Leaving itself was... well.. crazy and exhausting.  A Peace Corps car came to pick us up early Tuesday morning and we were off.  We had 27 hours of traveling over two days, even though it was only about 750 miles.  I had a GPS on, so I'll post the stats later so you can see our voyage.  It could have been worse.  No real problems, just the typical African headaches of terrible roads, crammed cars (11 people in a Toyota Land Cruiser...), police roadblocks, miscommunication, tedious 3 hours of ordeals at the border, etc, etc, etc.  We brought Charlie our parrot through it all too.  He was a trooper.  If we actually get him back to the US, its going to be a miracle. 

We'll wait around here for as long as they let us and then probably travel for a bit.  Maybe a couple weeks here in Mali, maybe other neighboring countries, then a bit in Morocco, then home by the beginning of December?  We'll see.  It's all up in the air.  We'll keep you updated as we figure it out.
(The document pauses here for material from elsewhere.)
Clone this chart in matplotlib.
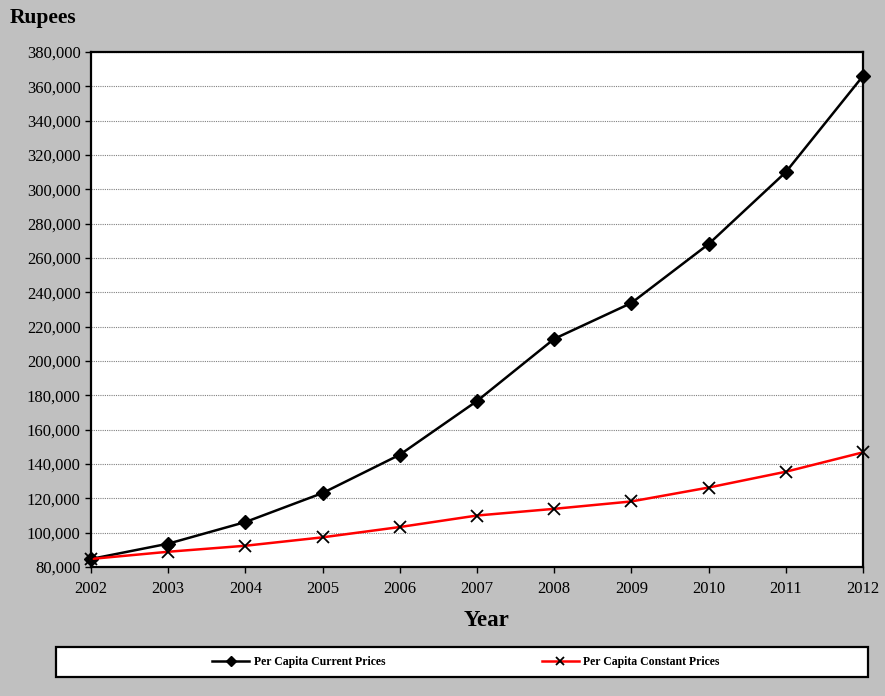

We're staying in a pretty nice place (ok... nice for our new standards... picture summer camp.)  But we've got running water, electricity, ceiling fans in our huts, good food, wifi... all a hard-up PCV could want.  We're going to the American club today for swimming and cheeseburgers.  Amazing.  Museum and a Mali vs Sudan soccer game on Sunday.  Should be fun times.  It's almost kind of an all expense paid vacation by Peace Corps.  Even though its a terribly crappy situation, they're making it the best they can for us.  In any case, we'll have daily internet access, so I'd love to hear from all of you.  I'll write more later and post some pics, so keep in touch!